In terms of apps, there's the MyNextbase Connect iOS app to edit and share footage, which we're told will be available for download on the May 13th 2019 for iPhone users. Android will follow a day or two later. Secondly, MyNextbase Cloud is a new storage system for your video files, this is free but videos are deleted after about 30 days. Finally, there's MyNextbase Player - which you can see above - which lets you see all sorts of data about your video files - including the route you've driven, speed etc.
If the Incident Aware feature is on, in the event of an accident the dash cam will lock the video file and send it to your smartphone. Your smartphone will then ask if you want to share this with your insurer. If so, you can send the footage straight to your insurance company with your insurance details and GPS location.
You can also buy a Nextbase hardwiring kit if you don't want to plug the dash cam into and out of the 12v socket in your car every time you use it. Not all drivers will need to do this, but some cars will find the battery drained if you leave anything plugged in for a few hours. A local Halfords branch will hardwire a dash camera fairly quickly at a reasonable price, although it is possible to do yourself - it's just more hassle.
There's nothing wrong with the 12v power cable, it actually features a blue light that indicates if the cable is fully plugged in and on - which is better than the previous cable. However, a dual-USB charger is more dynamic and would be a better choice if we were picking faults with the 522GW. You can buy a dual USB charger as an extra accessory from Nextbase, as well as polarising filters for lower spec models in the range (122, 222, 322GW, 422GW) and Micro SD cards because the dash cams don't come supplied with them.

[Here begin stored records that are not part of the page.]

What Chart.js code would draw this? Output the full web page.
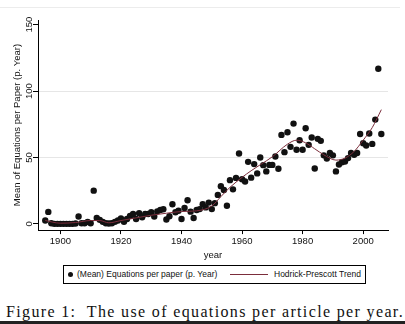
<!DOCTYPE html>
<html>
<head>
<meta charset="utf-8">
<script src="https://cdn.jsdelivr.net/npm/chart.js@4/dist/chart.umd.min.js"></script>
<style>
  html, body { margin: 0; padding: 0; background: #fff; }
  body { width: 405px; height: 324px; position: relative; overflow: hidden; font-family: "Liberation Sans", Arial, sans-serif; }
  #topline { position: absolute; left: 0; top: 7px; width: 400px; height: 1px; background: #ececec; }
  #wrap { position: absolute; left: 0; top: 0; width: 405px; height: 262px; }
  #legend { position: absolute; left: 63px; top: 265px; width: 301px; height: 17px; border: 1px solid #000; font-size: 8.5px; color: #111; }
  #legend .dot { position: absolute; left: 4px; top: 6px; width: 5px; height: 5px; border-radius: 50%; background: #111; }
  #legend .t1 { position: absolute; left: 13px; top: 3px; white-space: nowrap; }
  #legend .ln { position: absolute; left: 166px; top: 8px; width: 38px; height: 1px; background: #7b2d3b; }
  #legend .t2 { position: absolute; left: 210px; top: 3px; white-space: nowrap; }
  #caption { position: absolute; left: 6px; top: 303px; font-family: "Liberation Serif", "DejaVu Serif", serif; font-size: 16px; color: #111; white-space: nowrap; }
  #bottomline { position: absolute; left: 0; top: 321px; width: 405px; height: 3px; background: #222; }
</style>
</head>
<body>
<div id="topline"></div>
<div id="wrap"><canvas id="eqChart" width="405" height="262"></canvas></div>
<div id="legend">
  <span class="dot"></span><span class="t1">(Mean) Equations per paper (p. Year)</span>
  <span class="ln"></span><span class="t2">Hodrick-Prescott Trend</span>
</div>
<div id="caption">Figure 1:&nbsp; The use of equations per article per year.</div>
<div id="bottomline"></div>
<script>
// data
const years = [
  1895, 1896, 1897, 1898, 1899, 1900, 1901, 1902, 1903, 1904,
  1905, 1906, 1907, 1908, 1909, 1910, 1911, 1912, 1913, 1914,
  1915, 1916, 1917, 1918, 1919, 1920, 1921, 1922, 1923, 1924,
  1925, 1926, 1927, 1928, 1929, 1930, 1931, 1932, 1933, 1934,
  1935, 1936, 1937, 1938, 1939, 1940, 1941, 1942, 1943, 1944,
  1945, 1946, 1947, 1948, 1949, 1950, 1951, 1952, 1953, 1954,
  1955, 1956, 1957, 1958, 1959, 1960, 1961, 1962, 1963, 1964,
  1965, 1966, 1967, 1968, 1969, 1970, 1971, 1972, 1973, 1974,
  1975, 1976, 1977, 1978, 1979, 1980, 1981, 1982, 1983, 1984,
  1985, 1986, 1987, 1988, 1989, 1990, 1991, 1992, 1993, 1994,
  1995, 1996, 1997, 1998, 1999, 2000, 2001, 2002, 2003, 2004,
  2005, 2006
];
const meanEquations = [
  2.5, 9, 0.5, 0, 0, 0, 0, 0, 0, 0,
  0.3, 5.5, 0.5, 0.5, 1.5, 0.5, 25, 4.5, 3, 1.5,
  0.5, 0.3, 0.5, 1.5, 2.5, 4, 1.5, 3.7, 6, 7.4,
  3.7, 8, 5, 7.4, 7.4, 8.7, 5.5, 9.4, 10.4, 11,
  3.3, 5.7, 14.8, 8.7, 9.9, 3.7, 11.9, 17.8, 9.2, 4.4,
  10.4, 11.1, 14.8, 12.4, 16, 11.1, 15.6, 21.8, 28.4, 25.5,
  13.6, 32.9, 26, 34.6, 53, 33.6, 31.9, 46.7, 34.8, 45,
  38, 50, 44.2, 39.5, 44.4, 44.4, 50.7, 41.5, 67, 54,
  69, 58, 75.5, 55.8, 63, 55.8, 72, 59.5, 65, 41.7,
  64, 62.5, 51.6, 49.2, 53.4, 51.6, 39.5, 44.7, 46.4, 47,
  49.5, 53.4, 52, 53.4, 67.7, 60.7, 59, 68, 60.2, 78.5,
  116.8, 67.7
];
const trendYears = [1895, 1900, 1905, 1910, 1913, 1916, 1920, 1925, 1930, 1935,
  1940, 1945, 1950, 1953, 1956, 1960, 1963, 1966, 1970, 1975,
  1978, 1981, 1984, 1987, 1991, 1994, 1997, 2000, 2003, 2006];
const trendValues = [2.5, 0.5, 1, 2.5, 2.5, 0.8, 2.5, 4.5, 6.5, 8,
  9.3, 9.8, 13.5, 20.5, 27.5, 35, 40, 44.5, 50.5, 60,
  63, 61, 56.5, 52, 48, 49.5, 54.5, 63, 72.5, 86];
const xTicks = [1900, 1920, 1940, 1960, 1980, 2000];
const yTicks = [0, 50, 100, 150];

const font = { family: '"Liberation Sans", Arial, sans-serif', size: 9.5 };

const ctx = document.getElementById('eqChart').getContext('2d');
const eqChart = new Chart(ctx, {
  type: 'scatter',
  data: {
    datasets: [{
      label: 'Hodrick-Prescott Trend',
      data: trendYears.map((y, i) => ({ x: y, y: trendValues[i] })),
      showLine: true,
      borderColor: '#7b2d3b',
      borderWidth: 1,
      pointRadius: 0,
      cubicInterpolationMode: 'monotone',
      order: 0
    }, {
      label: '(Mean) Equations per paper (p. Year)',
      data: years.map((y, i) => ({ x: y, y: meanEquations[i] })),
      backgroundColor: '#111',
      borderColor: '#111',
      pointRadius: 3.2,
      borderWidth: 0,
      order: 1
    }]
  },
  options: {
    responsive: false,
    animation: false,
    layout: { padding: { left: 9.2, right: 17, top: 20, bottom: 1 } },
    plugins: {
      legend: { display: false },
      tooltip: { enabled: false }
    },
    scales: {
      x: {
        type: 'linear',
        min: 1892.6,
        max: 2008.2,
        afterBuildTicks: axis => { axis.ticks = xTicks.map(v => ({ value: v })); },
        grid: { drawOnChartArea: false, tickLength: 4, tickColor: '#000' },
        border: { color: '#000', width: 1 },
        ticks: { font: { ...font, lineHeight: 1 }, color: '#111', padding: 3, maxRotation: 0, callback: v => String(v) },
        title: { display: true, text: 'year', font: font, color: '#111', padding: { top: 0, bottom: 0 } }
      },
      y: {
        min: -4.7,
        max: 153.5,
        afterBuildTicks: axis => { axis.ticks = yTicks.map(v => ({ value: v })); },
        grid: {
          color: c => (c.tick && (c.tick.value === 50 || c.tick.value === 100)) ? '#e6e6e6' : 'rgba(0,0,0,0)',
          tickLength: 5,
          tickColor: '#000'
        },
        border: { color: '#000', width: 1 },
        ticks: { font: font, color: '#111', minRotation: 90, maxRotation: 90, crossAlign: 'center', padding: -4, callback: v => String(v) },
        title: { display: true, text: 'Mean of Equations per Paper (p. Year)', font: font, color: '#111', padding: { top: 2, bottom: 7 } }
      }
    }
  }
});

// stretch caption to the printed width
const cap = document.getElementById('caption');
const w = cap.getBoundingClientRect().width;
cap.style.letterSpacing = ((398 - w) / cap.textContent.length) + 'px';
</script>
</body>
</html>
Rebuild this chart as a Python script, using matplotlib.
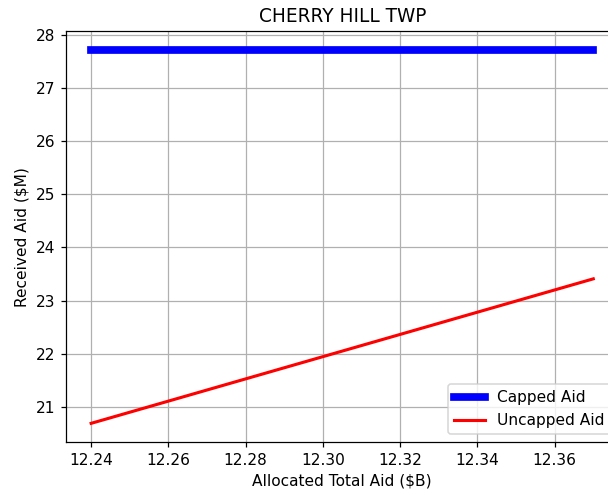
import matplotlib
matplotlib.use("Agg")
import matplotlib.pyplot as plt

# Allocated total aid ($B) and the aid received by the municipality ($M)
allocated_total = [12.24, 12.37]
capped_aid = [27.72, 27.72]
uncapped_aid = [20.69, 23.41]

DPI = 111
fig = plt.figure(figsize=(608 / DPI, 492 / DPI), dpi=DPI)
ax = fig.add_axes([0.1086, 0.1016, 0.9085, 0.835])

ax.plot(allocated_total, capped_aid, color="blue", linewidth=5, label="Capped Aid")
ax.plot(allocated_total, uncapped_aid, color="red", linewidth=2, label="Uncapped Aid")

ax.set_title("CHERRY HILL TWP")
ax.set_xlabel("Allocated Total Aid ($B)")
ax.set_ylabel("Received Aid ($M)")
ax.grid(True)
ax.legend(loc="lower right")

fig.savefig("out.png", dpi=DPI)
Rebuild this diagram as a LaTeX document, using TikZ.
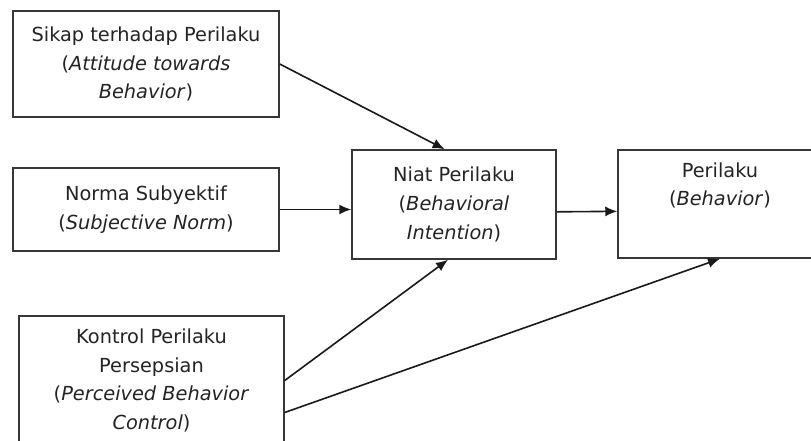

The new Nextbase range takes microSD cards up to 64GB - we're currently using 32GB microSD cards in ours. As for the batteries, they've been upgraded along with the rest of the dash cam hardware. They range now uses Lithium Polymer batteries (3.7V/320mAh) and intelligent battery charging with thermal cut out in the circuity – this ensures the batteries now charge at the correct rate depending on their temperature and dramatically prolongs their life.
Should I buy one?
If you're looking for the most feature-packed dash cam on the market - the Nextbase 522GW is it. It's simply head and shoulders above the rest. In short, we're very impressed with it and the new Series 2 range in general.
If you'd rather a simple dash cam without things like parking mode, time and speed stamping, Amazon Alexa etc - we'd have previously suggested cheaper alternatives (and we still do), but the 122 and 222 make good cases for themselves at £49 and £99. The 422GW is also a very good choice at £129, or if you want to move away from Nextbase dash cams, the 66W is a fantastic new option - which we recently reviewed - from Garmin.
However, taking the 25% SureThing! insurance discount into account, and the fact that many insurers now want GPS, time and speed stamping on submitted footage - the 522GW is a very smart option.